Yesterday, Salvador Sanchez Ceren of the Farabundo Marti National Liberation Front (FMLN) succeeded Mauricio Funes as president of El Salvador. While Funes has received overall high marks from the Salvadoran public, in particular in the area of education, he leaves a public security mess for the incoming Sanchez Ceren administration.
Funes assumed the presidency in June 2009 amid growing public insecurity due to MS-13 and 18th Street gang violence, organized crime and drug trafficking. During his first year in office, Funes ordered 2,500 additional troops to the 1,500 already patrolling the country’s most violent neighborhoods and streets. The vast majority of Salvadorans approved of the decision, but human rights activists and public security analysts objected, claiming that Funes was simply following the same ineffective policies of his predecessor. The increase in military patrols did little to reduce the violence in 2010 and 2011.

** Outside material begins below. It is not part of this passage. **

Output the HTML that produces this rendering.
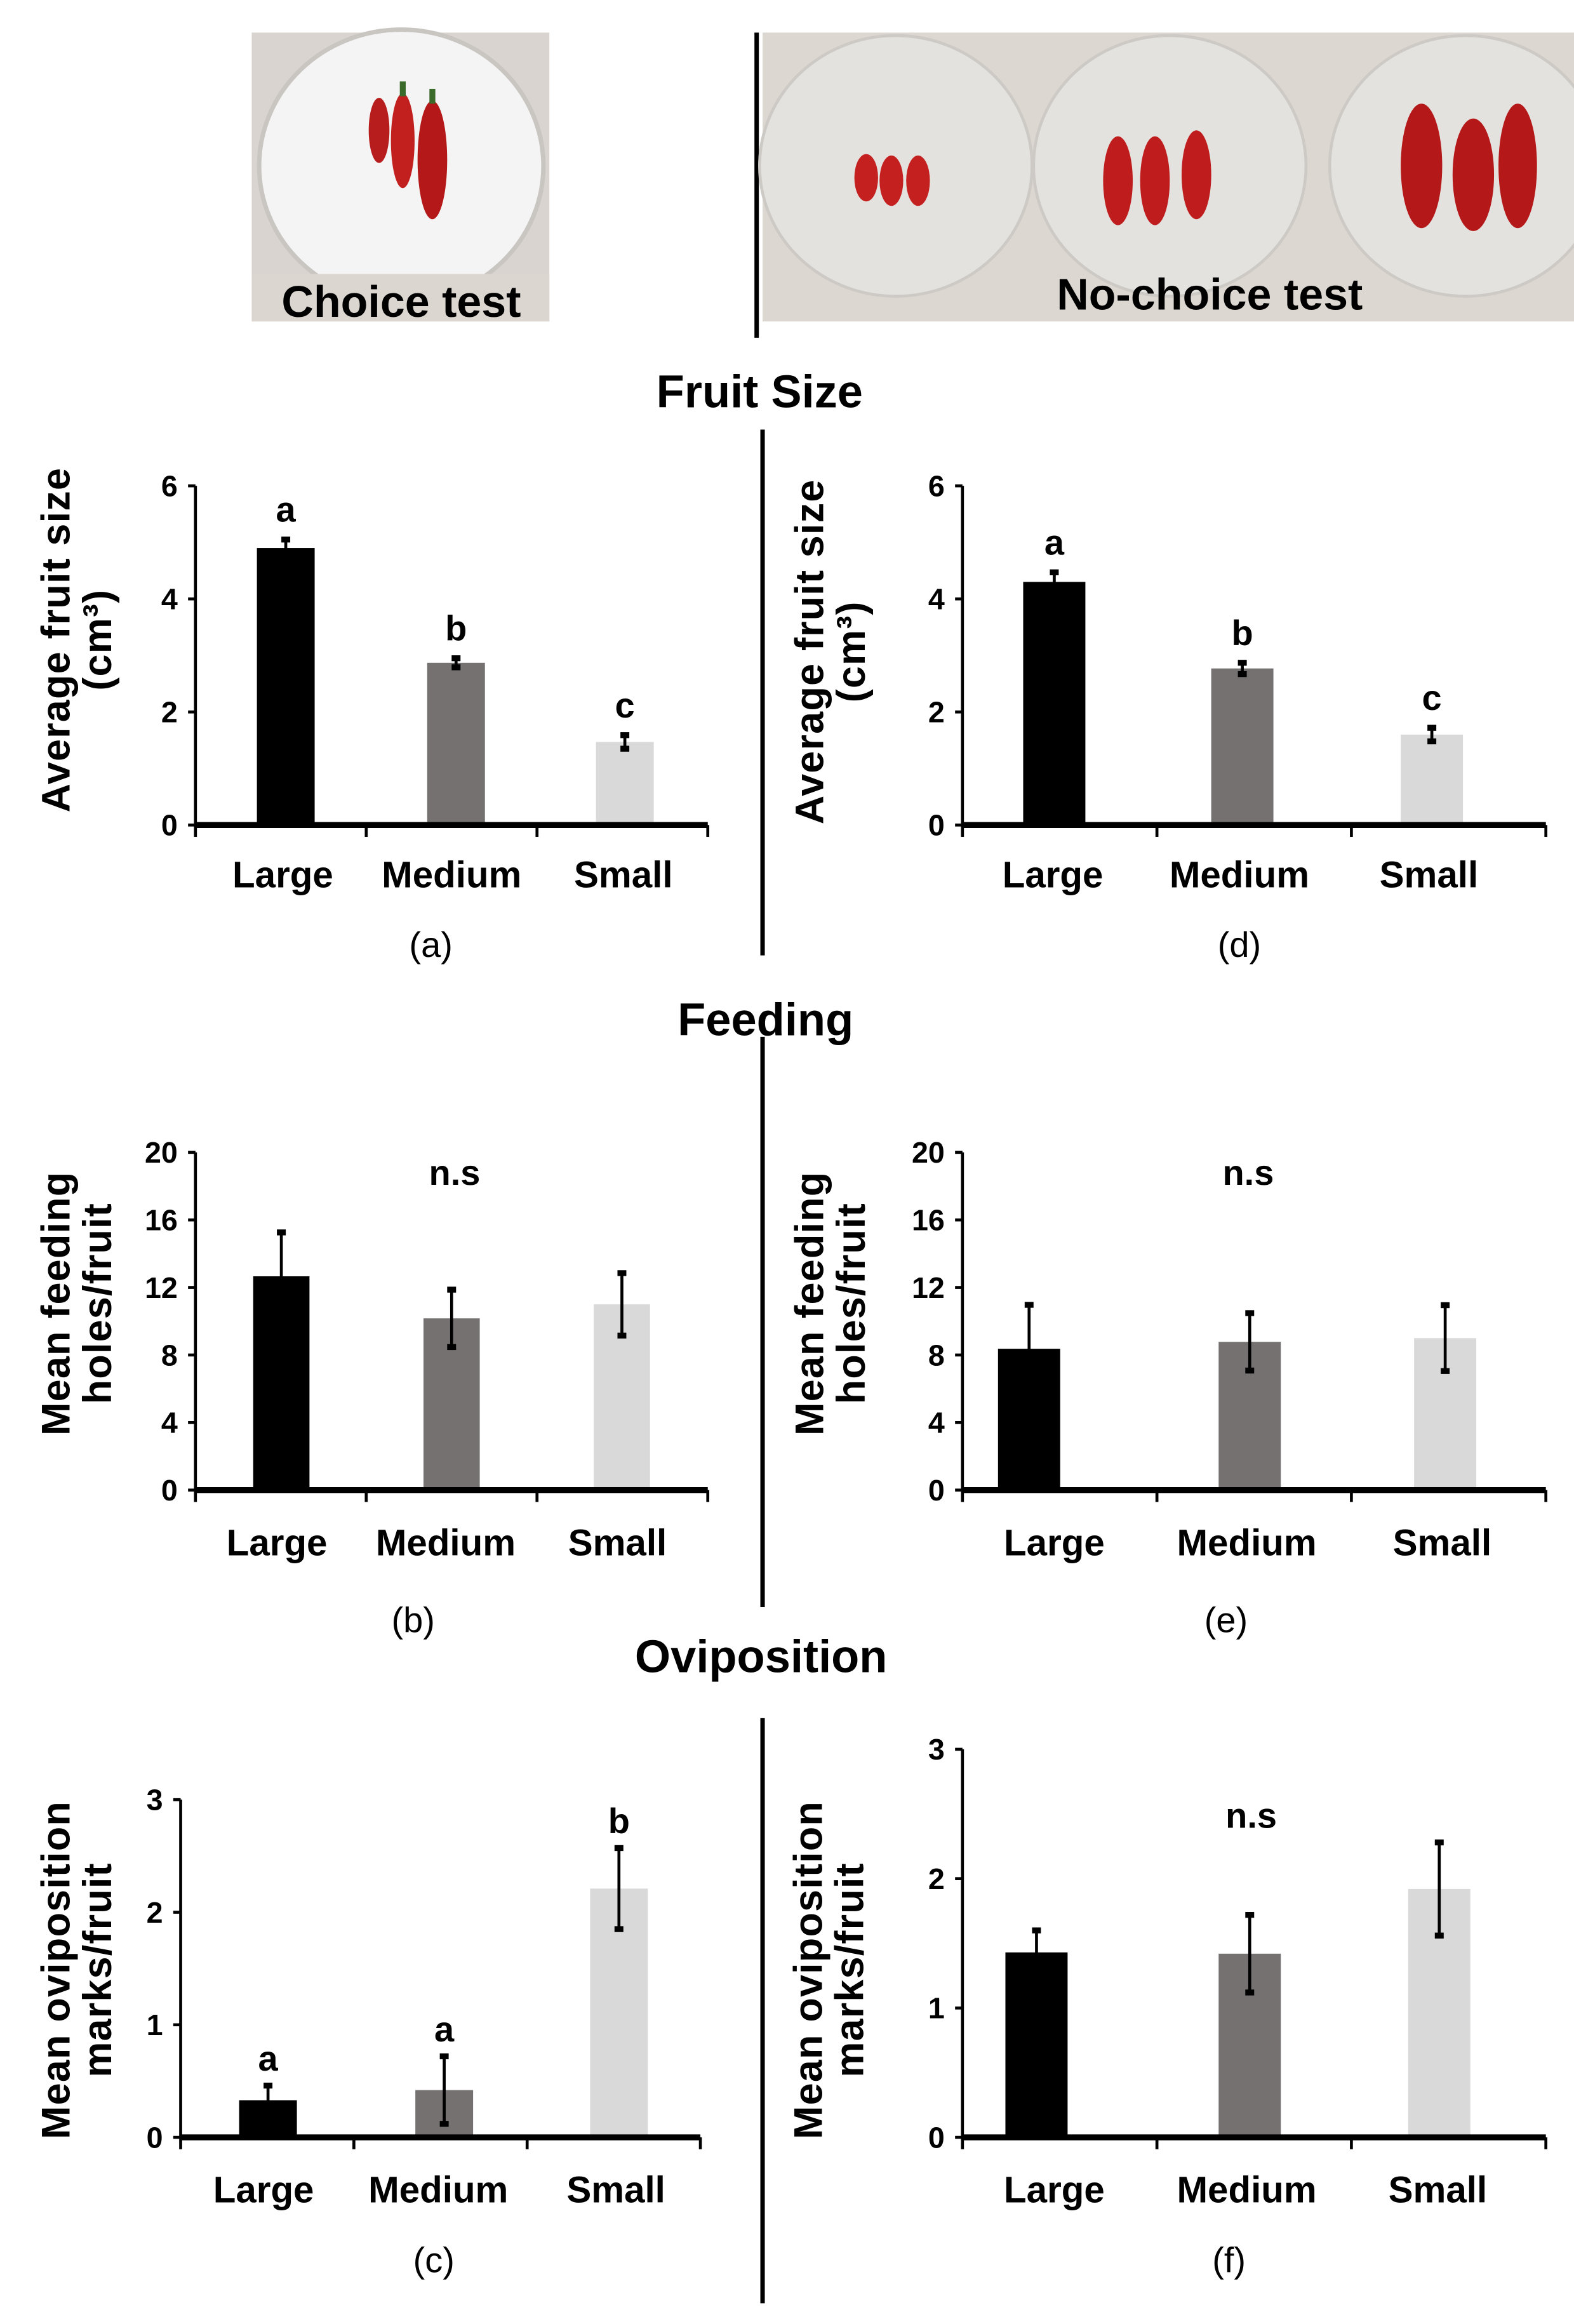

In November 2011, Funes replaced his minister of justice and public security with a retired general and former minister of defense, David Munguia Payes, who promised a tougher approach to crime, including a further expansion of the armed forces’ role in internal security. However, at some point over the next three months, he also helped to orchestrate a truce between the MS-13 and 18th Street gangs: In return for better prison conditions for their imprisoned members, the gangs promised to stop killing each other and perpetrating attacks against civilians and security personnel. The country’s murder rate immediately dropped from approximately 13 to five per day, a decline that, though stark, still left El Salvador among the most violent countries in the region. Nonetheless, Funes and his team had given the country an opportunity to overcome the high levels of criminal violence that had plagued it since its civil war ended in 1992.